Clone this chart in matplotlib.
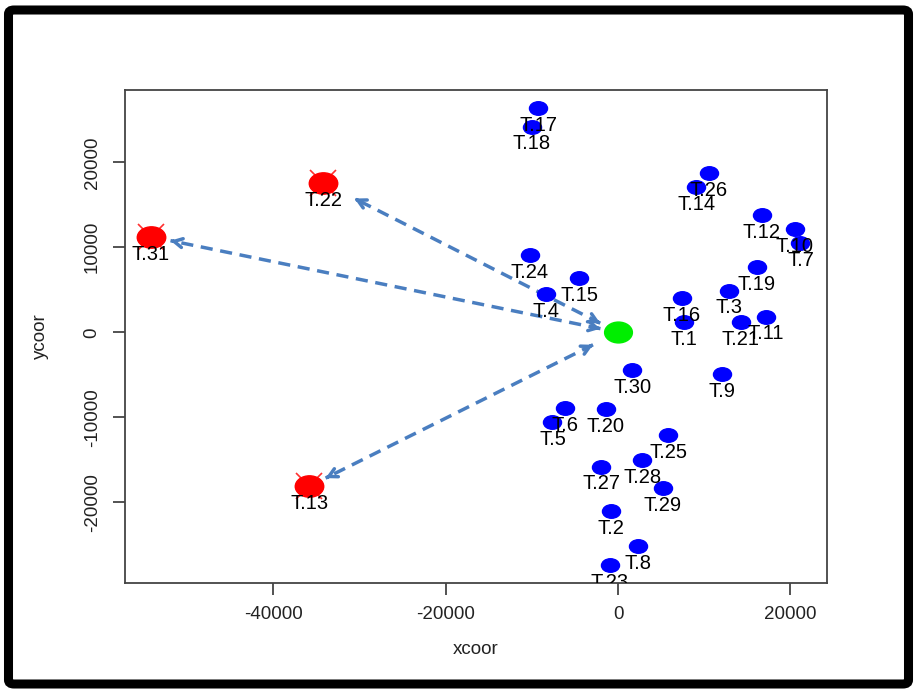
import matplotlib
matplotlib.use("Agg")
import matplotlib.pyplot as plt
from matplotlib.path import Path
from matplotlib.transforms import Affine2D
from matplotlib.patches import FancyBboxPatch
import numpy as np

plt.rcParams['font.family'] = ['Liberation Sans', 'DejaVu Sans']

# blue traps
trap_names = ["T.1", "T.2", "T.3", "T.4", "T.5", "T.6", "T.7", "T.8", "T.9", "T.10",
              "T.11", "T.12", "T.14", "T.15", "T.16", "T.17", "T.18", "T.19", "T.20",
              "T.21", "T.23", "T.24", "T.25", "T.26", "T.27", "T.28", "T.29", "T.30"]
trap_x = [7620, -770, 12840, -8310, -7610, -6100, 21160, 2320, 12000, 20500,
          17130, 16670, 9090, -4520, 7420, -9280, -9980, 16090, -1430,
          14230, -960, -10240, 5800, 10520, -1970, 2830, 5220, 1670]
trap_y = [1250, -21000, 4900, 4500, -10600, -8940, 10470, -25200, -4900, 12150,
          1840, 13800, 17060, 6350, 4070, 26350, 24200, 7650, -9020,
          1180, -27400, 9090, -12080, 18700, -15800, -15000, -18350, -4440]

# red outlying traps
far_names = ["T.31", "T.22", "T.13"]
far_x = [-54200, -34200, -35800]
far_y = [11250, 17600, -18100]

# green centre
centre_x = [0]
centre_y = [0]

x_ticks = [-40000, -20000, 0, 20000]
y_ticks = [-20000, -10000, 0, 10000, 20000]

fig = plt.figure(figsize=(9.18, 6.94), dpi=100)
ax = fig.add_axes([0.1362, 0.1599, 0.7643, 0.7104])
ax.set_xlim(-57200, 24200)
ax.set_ylim(-29500, 28500)

# squashed circle, the picture is stretched sideways
circ = Path.unit_circle()
oval = Path(Affine2D().scale(1.0, 0.75).transform(circ.vertices), circ.codes)

ax.plot(trap_x, trap_y, ls='none', marker=oval, ms=13, mfc='#0000ff', mec='#0000ff', zorder=3)
ax.plot(far_x, far_y, ls='none', marker='x', ms=19, mec='#ff3030', mew=1.2, zorder=3)
ax.plot(far_x, far_y, ls='none', marker=oval, ms=20.5, mfc='#ff0000', mec='#ff0000', zorder=4)
ax.plot(centre_x, centre_y, ls='none', marker=oval, ms=20, mfc='#00ee00', mec='#00ee00', zorder=4)

for n, x, y in zip(trap_names + far_names, trap_x + far_x, trap_y + far_y):
    ax.annotate(n, (x, y), xytext=(0, -12.5), textcoords='offset points',
                ha='center', va='center', fontsize=14.5, color='black',
                annotation_clip=False, clip_on=True, zorder=5)

# dashed double arrows from the centre to the red traps
arrow_col = '#4a7ec0'
gaps = [(18, 20), (20, 35), (28, 18)]
tr = ax.transData
c = tr.transform((centre_x[0], centre_y[0]))
for fx, fy, (g0, g1) in zip(far_x, far_y, gaps):
    p = tr.transform((fx, fy))
    d = (p - c) / np.hypot(*(p - c))
    a = tr.inverted().transform(c + d * g0)
    b = tr.inverted().transform(p - d * g1)
    ax.plot([a[0], b[0]], [a[1], b[1]], color=arrow_col, lw=2.5, ls=(0, (3.5, 2.2)),
            solid_capstyle='butt', dash_capstyle='butt', zorder=2)
    for tip, back in ((b, p - d * (g1 + 3)), (a, c + d * (g0 + 3))):
        ax.annotate('', xy=tip, xytext=tr.inverted().transform(back),
                    arrowprops=dict(arrowstyle='->,head_length=0.6,head_width=0.32',
                                    color=arrow_col, lw=2.5, shrinkA=0, shrinkB=0),
                    zorder=2)

ax.set_xticks(x_ticks)
ax.set_yticks(y_ticks)
ax.set_xticklabels([str(v) for v in x_ticks])
ax.set_yticklabels([str(v) for v in y_ticks], rotation=90, va='center')
ax.tick_params(axis='both', length=8.5, width=1.3, color='#444444', labelsize=13.5, labelcolor='#222222')
ax.tick_params(axis='x', pad=8)
ax.tick_params(axis='y', pad=9)
for s in ax.spines.values():
    s.set_color('#444444')
    s.set_linewidth(1.3)

ax.set_xlabel('xcoor', fontsize=13.5, color='#222222', labelpad=13)
ax.set_ylabel('ycoor', fontsize=13.5, color='#222222', labelpad=25)

# thick outer frame
frame = FancyBboxPatch((8.5 / 918, 10 / 694), 900 / 918, 674 / 694,
                       boxstyle='round,pad=0,rounding_size=0.006',
                       transform=fig.transFigure, fill=False, ec='black', lw=6.5)
fig.patches.append(frame)

fig.savefig('out.png', dpi=100)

──────

◆ **Directive**
Would you return the data exactly as written, without the pictures?

◆ **Worked solution**
Clone this chart in matplotlib.
import matplotlib
matplotlib.use("Agg")
import matplotlib.pyplot as plt
from matplotlib.path import Path
from matplotlib.transforms import Affine2D
from matplotlib.patches import FancyBboxPatch
import numpy as np

plt.rcParams['font.family'] = ['Liberation Sans', 'DejaVu Sans']

# blue traps
trap_names = ["T.1", "T.2", "T.3", "T.4", "T.5", "T.6", "T.7", "T.8", "T.9", "T.10",
              "T.11", "T.12", "T.14", "T.15", "T.16", "T.17", "T.18", "T.19", "T.20",
              "T.21", "T.23", "T.24", "T.25", "T.26", "T.27", "T.28", "T.29", "T.30"]
trap_x = [7620, -770, 12840, -8310, -7610, -6100, 21160, 2320, 12000, 20500,
          17130, 16670, 9090, -4520, 7420, -9280, -9980, 16090, -1430,
          14230, -960, -10240, 5800, 10520, -1970, 2830, 5220, 1670]
trap_y = [1250, -21000, 4900, 4500, -10600, -8940, 10470, -25200, -4900, 12150,
          1840, 13800, 17060, 6350, 4070, 26350, 24200, 7650, -9020,
          1180, -27400, 9090, -12080, 18700, -15800, -15000, -18350, -4440]

# red outlying traps
far_names = ["T.31", "T.22", "T.13"]
far_x = [-54200, -34200, -35800]
far_y = [11250, 17600, -18100]

# green centre
centre_x = [0]
centre_y = [0]

x_ticks = [-40000, -20000, 0, 20000]
y_ticks = [-20000, -10000, 0, 10000, 20000]

fig = plt.figure(figsize=(9.18, 6.94), dpi=100)
ax = fig.add_axes([0.1362, 0.1599, 0.7643, 0.7104])
ax.set_xlim(-57200, 24200)
ax.set_ylim(-29500, 28500)

# squashed circle, the picture is stretched sideways
circ = Path.unit_circle()
oval = Path(Affine2D().scale(1.0, 0.75).transform(circ.vertices), circ.codes)

ax.plot(trap_x, trap_y, ls='none', marker=oval, ms=13, mfc='#0000ff', mec='#0000ff', zorder=3)
ax.plot(far_x, far_y, ls='none', marker='x', ms=19, mec='#ff3030', mew=1.2, zorder=3)
ax.plot(far_x, far_y, ls='none', marker=oval, ms=20.5, mfc='#ff0000', mec='#ff0000', zorder=4)
ax.plot(centre_x, centre_y, ls='none', marker=oval, ms=20, mfc='#00ee00', mec='#00ee00', zorder=4)

for n, x, y in zip(trap_names + far_names, trap_x + far_x, trap_y + far_y):
    ax.annotate(n, (x, y), xytext=(0, -12.5), textcoords='offset points',
                ha='center', va='center', fontsize=14.5, color='black',
                annotation_clip=False, clip_on=True, zorder=5)

# dashed double arrows from the centre to the red traps
arrow_col = '#4a7ec0'
gaps = [(18, 20), (20, 35), (28, 18)]
tr = ax.transData
c = tr.transform((centre_x[0], centre_y[0]))
for fx, fy, (g0, g1) in zip(far_x, far_y, gaps):
    p = tr.transform((fx, fy))
    d = (p - c) / np.hypot(*(p - c))
    a = tr.inverted().transform(c + d * g0)
    b = tr.inverted().transform(p - d * g1)
    ax.plot([a[0], b[0]], [a[1], b[1]], color=arrow_col, lw=2.5, ls=(0, (3.5, 2.2)),
            solid_capstyle='butt', dash_capstyle='butt', zorder=2)
    for tip, back in ((b, p - d * (g1 + 3)), (a, c + d * (g0 + 3))):
        ax.annotate('', xy=tip, xytext=tr.inverted().transform(back),
                    arrowprops=dict(arrowstyle='->,head_length=0.6,head_width=0.32',
                                    color=arrow_col, lw=2.5, shrinkA=0, shrinkB=0),
                    zorder=2)

ax.set_xticks(x_ticks)
ax.set_yticks(y_ticks)
ax.set_xticklabels([str(v) for v in x_ticks])
ax.set_yticklabels([str(v) for v in y_ticks], rotation=90, va='center')
ax.tick_params(axis='both', length=8.5, width=1.3, color='#444444', labelsize=13.5, labelcolor='#222222')
ax.tick_params(axis='x', pad=8)
ax.tick_params(axis='y', pad=9)
for s in ax.spines.values():
    s.set_color('#444444')
    s.set_linewidth(1.3)

ax.set_xlabel('xcoor', fontsize=13.5, color='#222222', labelpad=13)
ax.set_ylabel('ycoor', fontsize=13.5, color='#222222', labelpad=25)

# thick outer frame
frame = FancyBboxPatch((8.5 / 918, 10 / 694), 900 / 918, 674 / 694,
                       boxstyle='round,pad=0,rounding_size=0.006',
                       transform=fig.transFigure, fill=False, ec='black', lw=6.5)
fig.patches.append(frame)

fig.savefig('out.png', dpi=100)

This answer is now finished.